October 29, 2017
Although there is no official public access, the abandoned Skytop Quarry is a popular spot for outdoor recreationalists, particularly mountain bikers and hikers. There is a warren-like maze of single track trails through the rocky woods fringing the quarry, and old roads going though the quarry proper. There are some cliffs and steep spots that are apparently dangerous to the careless, and people occasionally do manage to get themselves hurt here, causing the owners to periodically crack down and issue trespassing tickets. We have been going here for more than two decades and have never had problems. However, one group of friends was ticketed a number of years ago. I tend to avoid the main entrance from Skytop Road for that reason.
October 25, 2017
I started this hike at the NYSDEC fishing access lot for the Tioughnioga River along NY Route 92, and hiked generally northward, until I reached my turnaround spot from last week. This hike was my third outing on the Finger Lakes Trail (FLT)/North Country National Scenic Trail (NCT) within Hoxie Gorge State Forest. For the first 0.7 miles I walked south on Route 11; then the trail turned north, following the dirt Steve Russell Hill Road uphill through a narrow gorge. I was sort of dreading the roadwalk, since Route 11 can be so busy, but it wasn't too bad. There is a wide shoulder with lots of room to walk on the protected side of the guardrail. And Steve Russell Hill Road is actually kind of interesting, first winding up along the stream, then passing under Interstate 81. Immediately after 81, the road split.
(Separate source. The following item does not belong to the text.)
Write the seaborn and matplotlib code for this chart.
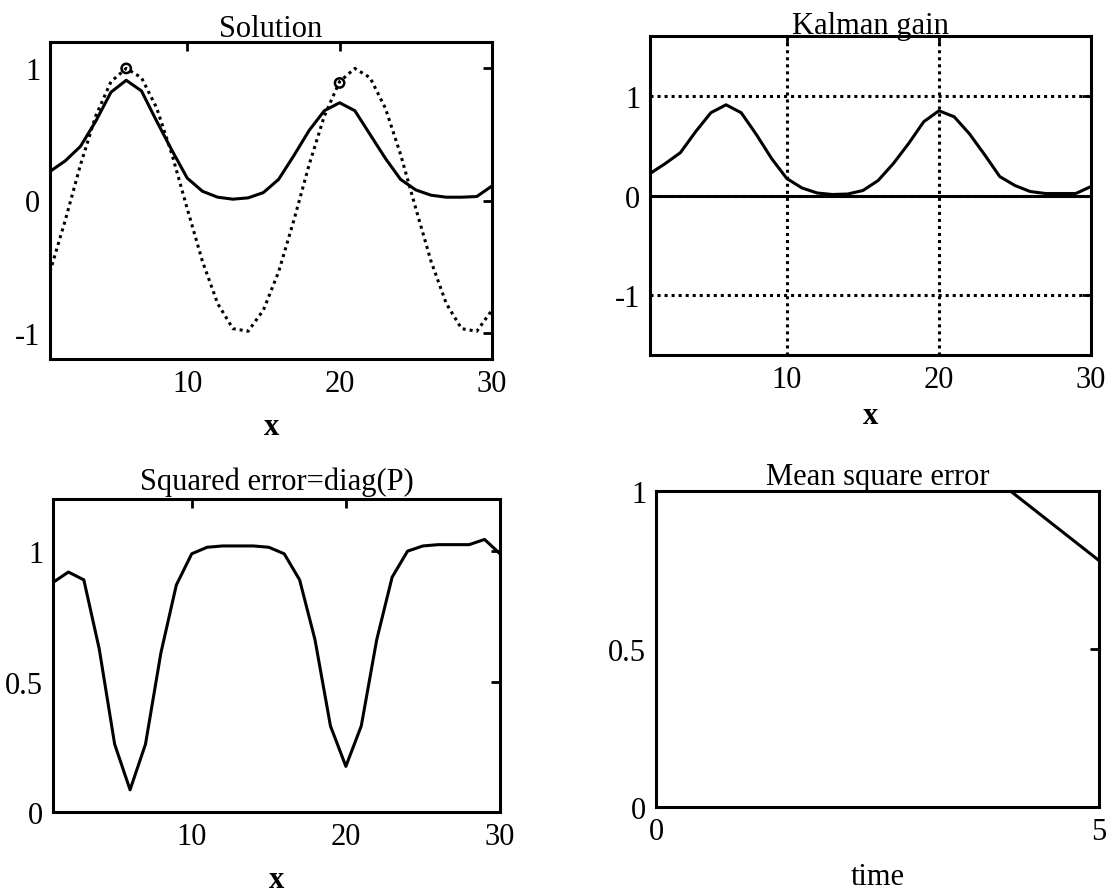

The right fork, Pine Hill Road, is more substantive; the FLT/NCT stays straight on Steve Russell Hill Road, which immediately narrows and keeps climbing.
October 18, 2017
I started this hike from the SUNY Cortland McDermott Nature Trail parking area, off Hoxie Gorge Road. There is an official Finger Lakes Trail (FLT) access spur that I followed to connect to the main trail near where Frankie and I turned back when hiking the adjacent section over the summer. When I hit the main trail, it looked unfamiliar, and I realized Frankie and I hadn't come quite this far south, so I decided to make a short diversion to find my previous turnaround spot. I traveled north just a tenth of a mile before I came to the spot I recognized, a second intersection marked with the yellow blazes from SUNY Cortland, and the specific stretch of stream where we hung out playing (pool, rocks, three fallen logs, just so - check). Satisfied, I went back to the main intersection, and continued my hike southward. I ran into two friendly hunters before crossing Hoxie Gorge Freetown Road, out looking for grouse and woodcock. They praised me for wearing orange.
October 8, 2017
We are in New Hampshire for the long weekend, visiting old friends. When planning the visit, Susie had suggested we could all go on a hike together, and of course I was excited by the notion. However, after being here a while, it seemed unlikely. They have two-year old twins (two years and eight or nine months), and that is just about the hardest age for hiking with kids: not yet able to hike far on their own, but way too heavy to carry very far. I suspect hiking with Frankie could have been a motivating factor for the girls, the way it is for Alden. However, these girls are in a serious nap resistance phase, and having company was not helping them go to sleep. Susie suggested we three sneak out for a hike while she and Jason tried to strong arm the girls into a nap. We were disappointed they couldn't join us, but definitely game for a hike. We planned to meet up for soup in Peterborough post hike/nap.